Player governed

Player governed servers run on community authority. Staff typically stay focused on uptime, anti-cheat, and hard safety lines. Most of the lived rules, property norms, leadership, diplomacy, trade policy, and justice are created and enforced by players.

The gameplay loop is building social infrastructure as much as building bases. You join or form a town, faction, company, or nation, then help make systems that people actually follow: borders that are defended, markets that others trust, and laws that have consequences. Enforcement is practical rather than magical, backed by groups willing to patrol, negotiate, sanction, or fight.

When it works, the server starts to feel like a persistent world with institutions you can point to: charters, councils, elections, courtrooms, notice boards, neutral trade hubs, and agreed procedures for disputes. Reputation becomes a real resource, and long-term projects matter because agreements outlive individual players.

Conflict rules vary, but the defining trait is that outcomes are decided through player systems before staff intervention. Even in rougher worlds, you often see player-made norms around spawn safety, trade routes, or wartime conduct. The draw is agency: your builds and your group shape what the server considers legitimate, not just what is allowed.

What do admins actually do on a player governed server?

They keep the server running and enforce baseline boundaries like no cheating, exploits, or harassment. Ordinary disputes, land claims, trade conflicts, and political outcomes are intended to be handled by players through their own processes.

Is player governed the same thing as anarchy?

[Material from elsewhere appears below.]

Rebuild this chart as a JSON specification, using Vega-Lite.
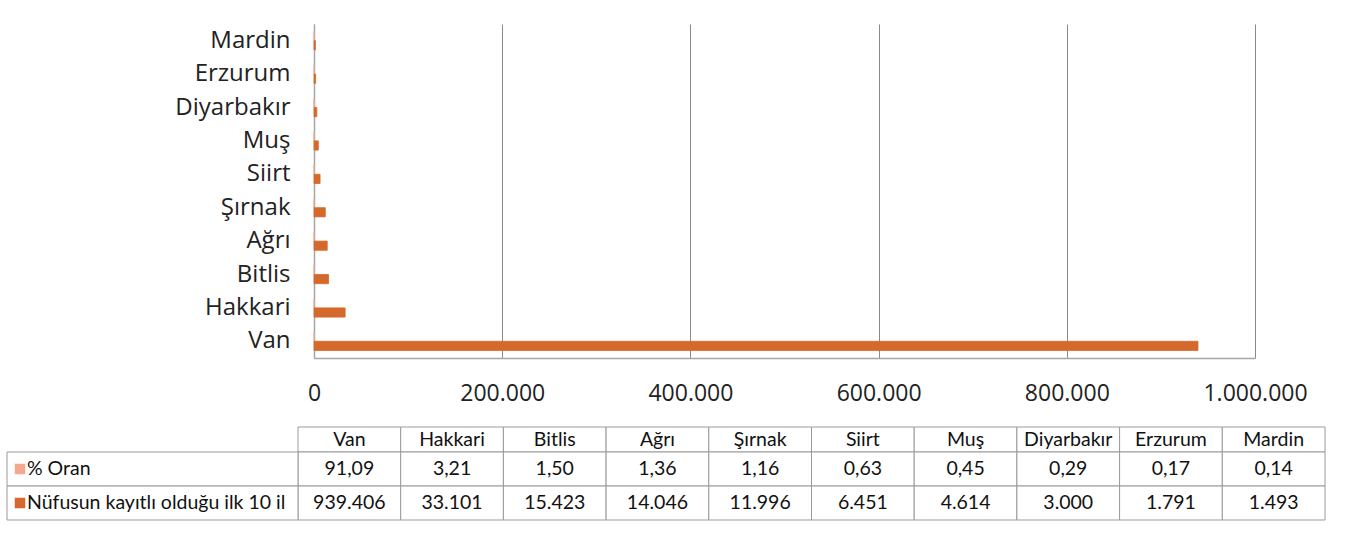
{
  "$schema": "https://vega.github.io/schema/vega-lite/v6.json",
  "width": 941,
  "height": 334,
  "autosize": {"type": "none"},
  "padding": {"left": 314, "top": 24, "right": 91, "bottom": 176},
  "background": "white",
  "config": {
    "locale": {"number": {"decimal": ",", "thousands": ".", "grouping": [3], "currency": ["", " TL"]}},
    "view": {"stroke": null},
    "font": "Open Sans"
  },
  "data": {
    "values": [
      {"il": "Van", "oran": 91.09, "nufus": 939406},
      {"il": "Hakkari", "oran": 3.21, "nufus": 33101},
      {"il": "Bitlis", "oran": 1.50, "nufus": 15423},
      {"il": "Ağrı", "oran": 1.36, "nufus": 14046},
      {"il": "Şırnak", "oran": 1.16, "nufus": 11996},
      {"il": "Siirt", "oran": 0.63, "nufus": 6451},
      {"il": "Muş", "oran": 0.45, "nufus": 4614},
      {"il": "Diyarbakır", "oran": 0.29, "nufus": 3000},
      {"il": "Erzurum", "oran": 0.17, "nufus": 1791},
      {"il": "Mardin", "oran": 0.14, "nufus": 1493}
    ]
  },
  "layer": [
    {
      "transform": [{"fold": ["oran", "nufus"], "as": ["seri", "deger"]}],
      "mark": {"type": "bar", "strokeWidth": 0.8},
      "encoding": {
        "x": {
          "field": "deger", "type": "quantitative",
          "scale": {"domain": [0, 1000000], "nice": false},
          "axis": {
            "title": null, "values": [0, 200000, 400000, 600000, 800000, 1000000],
            "format": ",d", "grid": true, "gridColor": "#8a8a8a", "gridWidth": 1,
            "domainColor": "#a6a6a6", "domainWidth": 1.5, "ticks": false,
            "labelFontSize": 23, "labelColor": "#222222", "labelPadding": 24,
            "labelFlush": false, "labelFont": "Open Sans"
          }
        },
        "y": {
          "field": "il", "type": "nominal",
          "sort": ["Mardin", "Erzurum", "Diyarbakır", "Muş", "Siirt", "Şırnak", "Ağrı", "Bitlis", "Hakkari", "Van"],
          "scale": {"paddingInner": 0.45, "paddingOuter": 0.225},
          "axis": {
            "title": null, "ticks": false, "tickSize": 0, "labelFontSize": 24,
            "labelPadding": 24, "domainColor": "#a6a6a6", "domainWidth": 1.5,
            "labelColor": "#222222", "grid": false, "labelFont": "Open Sans"
          }
        },
        "yOffset": {"field": "seri", "type": "nominal", "sort": ["oran", "nufus"], "scale": {"paddingInner": 0}},
        "color": {"field": "seri", "type": "nominal", "scale": {"domain": ["oran", "nufus"], "range": ["#F4A98F", "#D5692B"]}, "legend": null},
        "stroke": {"field": "seri", "type": "nominal", "scale": {"domain": ["oran", "nufus"], "range": ["#F4A98F", "#D5692B"]}, "legend": null}
      }
    },
    {
      "mark": {"type": "rect", "fill": "white", "stroke": "#9a9a9a", "strokeWidth": 1},
      "encoding": {
        "x": {"field": "il", "type": "nominal", "scale": {"type": "band", "domain": ["Van", "Hakkari", "Bitlis", "Ağrı", "Şırnak", "Siirt", "Muş", "Diyarbakır", "Erzurum", "Mardin"], "range": [-16, 1011], "paddingInner": 0, "paddingOuter": 0}, "axis": null},
        "y": {"datum": "header", "type": "nominal", "scale": {"type": "band", "domain": ["header"], "range": [403, 428], "paddingInner": 0, "paddingOuter": 0}, "axis": null}
      }
    },
    {
      "transform": [{"fold": ["oran", "nufus"], "as": ["seri", "deger"]}],
      "mark": {"type": "rect", "fill": "white", "stroke": "#9a9a9a", "strokeWidth": 1},
      "encoding": {
        "x": {"field": "il", "type": "nominal", "scale": {"type": "band", "domain": ["Van", "Hakkari", "Bitlis", "Ağrı", "Şırnak", "Siirt", "Muş", "Diyarbakır", "Erzurum", "Mardin"], "range": [-16, 1011], "paddingInner": 0, "paddingOuter": 0}, "axis": null},
        "y": {"field": "seri", "type": "nominal", "scale": {"type": "band", "domain": ["oran", "nufus"], "range": [428, 496], "paddingInner": 0, "paddingOuter": 0}, "axis": null}
      }
    },
    {
      "data": {"values": [{"seri": "oran", "etiket": "% Oran"}, {"seri": "nufus", "etiket": "Nüfusun kayıtlı olduğu ilk 10 il"}]},
      "layer": [
        {
          "mark": {"type": "rect", "fill": "white", "stroke": "#9a9a9a", "strokeWidth": 1},
          "encoding": {
            "x": {"datum": "etiket", "type": "nominal", "scale": {"type": "band", "domain": ["etiket"], "range": [-307, -16], "paddingInner": 0, "paddingOuter": 0}, "axis": null},
            "y": {"field": "seri", "type": "nominal", "scale": {"type": "band", "domain": ["oran", "nufus"], "range": [428, 496], "paddingInner": 0, "paddingOuter": 0}, "axis": null}
          }
        },
        {
          "mark": {"type": "square", "size": 110, "opacity": 1, "xOffset": 13},
          "encoding": {
            "x": {"datum": "etiket", "type": "nominal", "bandPosition": 0, "scale": {"type": "band", "domain": ["etiket"], "range": [-307, -16], "paddingInner": 0, "paddingOuter": 0}, "axis": null},
            "y": {"field": "seri", "type": "nominal", "scale": {"type": "band", "domain": ["oran", "nufus"], "range": [428, 496], "paddingInner": 0, "paddingOuter": 0}, "axis": null},
            "color": {"field": "seri", "type": "nominal", "scale": {"domain": ["oran", "nufus"], "range": ["#F4A98F", "#D5692B"]}, "legend": null}
          }
        },
        {
          "mark": {"type": "text", "align": "left", "baseline": "middle", "dx": 20, "font": "Lato", "fontSize": 19.5, "color": "#111111"},
          "encoding": {
            "x": {"datum": "etiket", "type": "nominal", "bandPosition": 0, "scale": {"type": "band", "domain": ["etiket"], "range": [-307, -16], "paddingInner": 0, "paddingOuter": 0}, "axis": null},
            "y": {"field": "seri", "type": "nominal", "scale": {"type": "band", "domain": ["oran", "nufus"], "range": [428, 496], "paddingInner": 0, "paddingOuter": 0}, "axis": null},
            "text": {"field": "etiket", "type": "nominal"}
          }
        }
      ],
      "resolve": {"scale": {"x": "independent", "y": "independent", "color": "independent"}}
    },
    {
      "mark": {"type": "text", "align": "center", "baseline": "middle", "font": "Lato", "fontSize": 19.5, "color": "#111111"},
      "encoding": {
        "x": {"field": "il", "type": "nominal", "scale": {"type": "band", "domain": ["Van", "Hakkari", "Bitlis", "Ağrı", "Şırnak", "Siirt", "Muş", "Diyarbakır", "Erzurum", "Mardin"], "range": [-16, 1011], "paddingInner": 0, "paddingOuter": 0}, "axis": null},
        "y": {"datum": "header", "type": "nominal", "scale": {"type": "band", "domain": ["header"], "range": [403, 428], "paddingInner": 0, "paddingOuter": 0}, "axis": null},
        "text": {"field": "il", "type": "nominal"}
      }
    },
    {
      "mark": {"type": "text", "align": "center", "baseline": "middle", "font": "Lato", "fontSize": 19.5, "color": "#111111"},
      "encoding": {
        "x": {"field": "il", "type": "nominal", "scale": {"type": "band", "domain": ["Van", "Hakkari", "Bitlis", "Ağrı", "Şırnak", "Siirt", "Muş", "Diyarbakır", "Erzurum", "Mardin"], "range": [-16, 1011], "paddingInner": 0, "paddingOuter": 0}, "axis": null},
        "y": {"datum": "oran", "type": "nominal", "scale": {"type": "band", "domain": ["oran", "nufus"], "range": [428, 496], "paddingInner": 0, "paddingOuter": 0}, "axis": null},
        "text": {"field": "oran", "type": "quantitative", "format": ".2f"}
      }
    },
    {
      "mark": {"type": "text", "align": "center", "baseline": "middle", "font": "Lato", "fontSize": 19.5, "color": "#111111"},
      "encoding": {
        "x": {"field": "il", "type": "nominal", "scale": {"type": "band", "domain": ["Van", "Hakkari", "Bitlis", "Ağrı", "Şırnak", "Siirt", "Muş", "Diyarbakır", "Erzurum", "Mardin"], "range": [-16, 1011], "paddingInner": 0, "paddingOuter": 0}, "axis": null},
        "y": {"datum": "nufus", "type": "nominal", "scale": {"type": "band", "domain": ["oran", "nufus"], "range": [428, 496], "paddingInner": 0, "paddingOuter": 0}, "axis": null},
        "text": {"field": "nufus", "type": "quantitative", "format": ",d"}
      }
    }
  ],
  "resolve": {"scale": {"x": "independent", "y": "independent", "color": "independent", "stroke": "independent"}}
}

No. Anarchy is defined by minimal rules and little protection. Player governed is defined by who makes the rules. Many player governed worlds have towns, claims, treaties, and courts, even if PvP and war are allowed.

How is law enforced without staff commands?

Through player capacity and consent: guards, alliance commitments, bounties, prisons, embargoes, blacklists from markets, and coordinated retaliation. The system works when groups can credibly follow through and the community recognizes the process.

How can you tell if a player governed server is stable?

Look for visible institutions and predictable succession: public charters, clear roles, dispute steps, and consistent consequences. Also watch whether staff avoids picking winners in normal conflicts while still acting fast on cheating and harassment.

Can a solo player do well in this format?

Yes, if there are neutral spaces and functioning trade. Solo players tend to thrive by operating near hubs, building a name through reliable deals, and using contracts, patronage, or limited alliances instead of trying to match large groups in direct force.

Do player governed servers usually have an economy?

Often. Player governance naturally produces markets, whether that is diamonds, barter, shop districts, or a custom currency. The key is that value and enforcement come from community trust, not staff-declared prices.